### Goal
Output the lines below exactly, please, from the first line until the line with "34.97, 35.03, 35.06];", counting both.

### Given material
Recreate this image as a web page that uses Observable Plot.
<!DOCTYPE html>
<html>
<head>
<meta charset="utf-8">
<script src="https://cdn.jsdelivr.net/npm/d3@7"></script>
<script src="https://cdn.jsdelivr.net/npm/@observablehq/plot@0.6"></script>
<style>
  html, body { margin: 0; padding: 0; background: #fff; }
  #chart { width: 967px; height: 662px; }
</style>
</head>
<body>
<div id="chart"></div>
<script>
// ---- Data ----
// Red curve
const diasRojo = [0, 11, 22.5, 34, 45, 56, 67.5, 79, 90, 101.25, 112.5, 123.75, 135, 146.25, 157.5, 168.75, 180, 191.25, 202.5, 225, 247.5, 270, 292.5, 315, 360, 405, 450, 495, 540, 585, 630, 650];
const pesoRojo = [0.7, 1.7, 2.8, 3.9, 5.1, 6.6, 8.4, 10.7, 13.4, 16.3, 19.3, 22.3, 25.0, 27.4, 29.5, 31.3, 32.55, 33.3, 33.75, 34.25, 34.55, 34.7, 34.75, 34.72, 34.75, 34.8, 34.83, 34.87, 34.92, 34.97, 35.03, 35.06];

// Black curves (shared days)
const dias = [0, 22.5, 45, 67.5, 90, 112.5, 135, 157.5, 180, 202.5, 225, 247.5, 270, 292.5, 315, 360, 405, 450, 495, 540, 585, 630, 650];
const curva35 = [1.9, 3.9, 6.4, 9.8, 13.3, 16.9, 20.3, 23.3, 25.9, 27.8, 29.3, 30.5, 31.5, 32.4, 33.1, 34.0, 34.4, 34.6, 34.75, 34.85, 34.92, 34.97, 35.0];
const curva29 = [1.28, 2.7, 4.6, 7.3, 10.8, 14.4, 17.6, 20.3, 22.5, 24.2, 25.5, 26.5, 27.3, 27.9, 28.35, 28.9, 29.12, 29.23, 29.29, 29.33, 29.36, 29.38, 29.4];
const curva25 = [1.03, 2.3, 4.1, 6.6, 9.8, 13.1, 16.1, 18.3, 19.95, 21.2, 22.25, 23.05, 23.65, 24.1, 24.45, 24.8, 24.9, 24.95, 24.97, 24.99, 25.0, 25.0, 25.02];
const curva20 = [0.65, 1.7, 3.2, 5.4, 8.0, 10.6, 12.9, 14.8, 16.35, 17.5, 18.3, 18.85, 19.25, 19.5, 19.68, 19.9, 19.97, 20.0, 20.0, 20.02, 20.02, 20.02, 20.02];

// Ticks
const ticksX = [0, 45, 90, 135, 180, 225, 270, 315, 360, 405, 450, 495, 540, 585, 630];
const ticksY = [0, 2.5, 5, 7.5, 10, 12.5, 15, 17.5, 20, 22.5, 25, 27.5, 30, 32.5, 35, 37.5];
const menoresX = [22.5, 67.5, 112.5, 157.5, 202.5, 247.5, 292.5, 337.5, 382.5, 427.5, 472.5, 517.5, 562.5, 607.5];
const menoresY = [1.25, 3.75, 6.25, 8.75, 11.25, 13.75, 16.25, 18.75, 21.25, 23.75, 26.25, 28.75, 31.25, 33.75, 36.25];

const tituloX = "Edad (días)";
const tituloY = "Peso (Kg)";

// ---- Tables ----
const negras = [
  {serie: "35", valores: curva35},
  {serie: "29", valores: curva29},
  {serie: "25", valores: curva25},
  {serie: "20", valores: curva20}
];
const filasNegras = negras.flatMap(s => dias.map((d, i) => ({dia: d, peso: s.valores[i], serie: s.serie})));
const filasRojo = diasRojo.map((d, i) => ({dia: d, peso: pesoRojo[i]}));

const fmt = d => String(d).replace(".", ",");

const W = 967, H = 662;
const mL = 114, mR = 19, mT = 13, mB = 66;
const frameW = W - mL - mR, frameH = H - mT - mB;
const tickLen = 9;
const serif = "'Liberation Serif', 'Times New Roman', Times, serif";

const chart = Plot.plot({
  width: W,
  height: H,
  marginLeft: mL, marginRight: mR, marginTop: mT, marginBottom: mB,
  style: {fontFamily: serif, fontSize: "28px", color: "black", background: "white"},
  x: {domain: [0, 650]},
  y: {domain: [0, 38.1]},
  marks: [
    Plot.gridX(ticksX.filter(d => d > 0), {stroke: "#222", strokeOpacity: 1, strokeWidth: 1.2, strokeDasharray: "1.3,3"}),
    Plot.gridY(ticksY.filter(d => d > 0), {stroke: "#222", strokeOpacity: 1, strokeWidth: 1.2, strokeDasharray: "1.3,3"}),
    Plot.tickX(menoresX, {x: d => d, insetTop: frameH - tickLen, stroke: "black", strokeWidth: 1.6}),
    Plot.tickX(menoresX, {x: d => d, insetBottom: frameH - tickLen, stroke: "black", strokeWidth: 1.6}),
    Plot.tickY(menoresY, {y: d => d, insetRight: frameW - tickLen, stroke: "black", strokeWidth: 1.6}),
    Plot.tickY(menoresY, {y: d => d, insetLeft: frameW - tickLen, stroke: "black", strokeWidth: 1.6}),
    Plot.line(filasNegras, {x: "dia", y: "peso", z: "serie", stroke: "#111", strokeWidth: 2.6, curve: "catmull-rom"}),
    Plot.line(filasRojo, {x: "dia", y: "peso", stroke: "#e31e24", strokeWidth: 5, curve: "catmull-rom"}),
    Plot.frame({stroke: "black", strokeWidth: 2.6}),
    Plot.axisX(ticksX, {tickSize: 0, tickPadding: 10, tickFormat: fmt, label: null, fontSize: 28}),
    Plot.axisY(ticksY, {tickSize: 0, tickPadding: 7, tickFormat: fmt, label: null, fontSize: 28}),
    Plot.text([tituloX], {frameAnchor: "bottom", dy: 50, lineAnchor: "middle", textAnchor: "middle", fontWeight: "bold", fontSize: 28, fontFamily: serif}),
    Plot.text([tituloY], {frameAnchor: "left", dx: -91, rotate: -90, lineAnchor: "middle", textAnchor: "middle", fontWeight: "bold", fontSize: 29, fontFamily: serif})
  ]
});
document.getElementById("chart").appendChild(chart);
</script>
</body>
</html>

### Correct response
Recreate this image as a web page that uses Observable Plot.
<!DOCTYPE html>
<html>
<head>
<meta charset="utf-8">
<script src="https://cdn.jsdelivr.net/npm/d3@7"></script>
<script src="https://cdn.jsdelivr.net/npm/@observablehq/plot@0.6"></script>
<style>
  html, body { margin: 0; padding: 0; background: #fff; }
  #chart { width: 967px; height: 662px; }
</style>
</head>
<body>
<div id="chart"></div>
<script>
// ---- Data ----
// Red curve
const diasRojo = [0, 11, 22.5, 34, 45, 56, 67.5, 79, 90, 101.25, 112.5, 123.75, 135, 146.25, 157.5, 168.75, 180, 191.25, 202.5, 225, 247.5, 270, 292.5, 315, 360, 405, 450, 495, 540, 585, 630, 650];
const pesoRojo = [0.7, 1.7, 2.8, 3.9, 5.1, 6.6, 8.4, 10.7, 13.4, 16.3, 19.3, 22.3, 25.0, 27.4, 29.5, 31.3, 32.55, 33.3, 33.75, 34.25, 34.55, 34.7, 34.75, 34.72, 34.75, 34.8, 34.83, 34.87, 34.92, 34.97, 35.03, 35.06];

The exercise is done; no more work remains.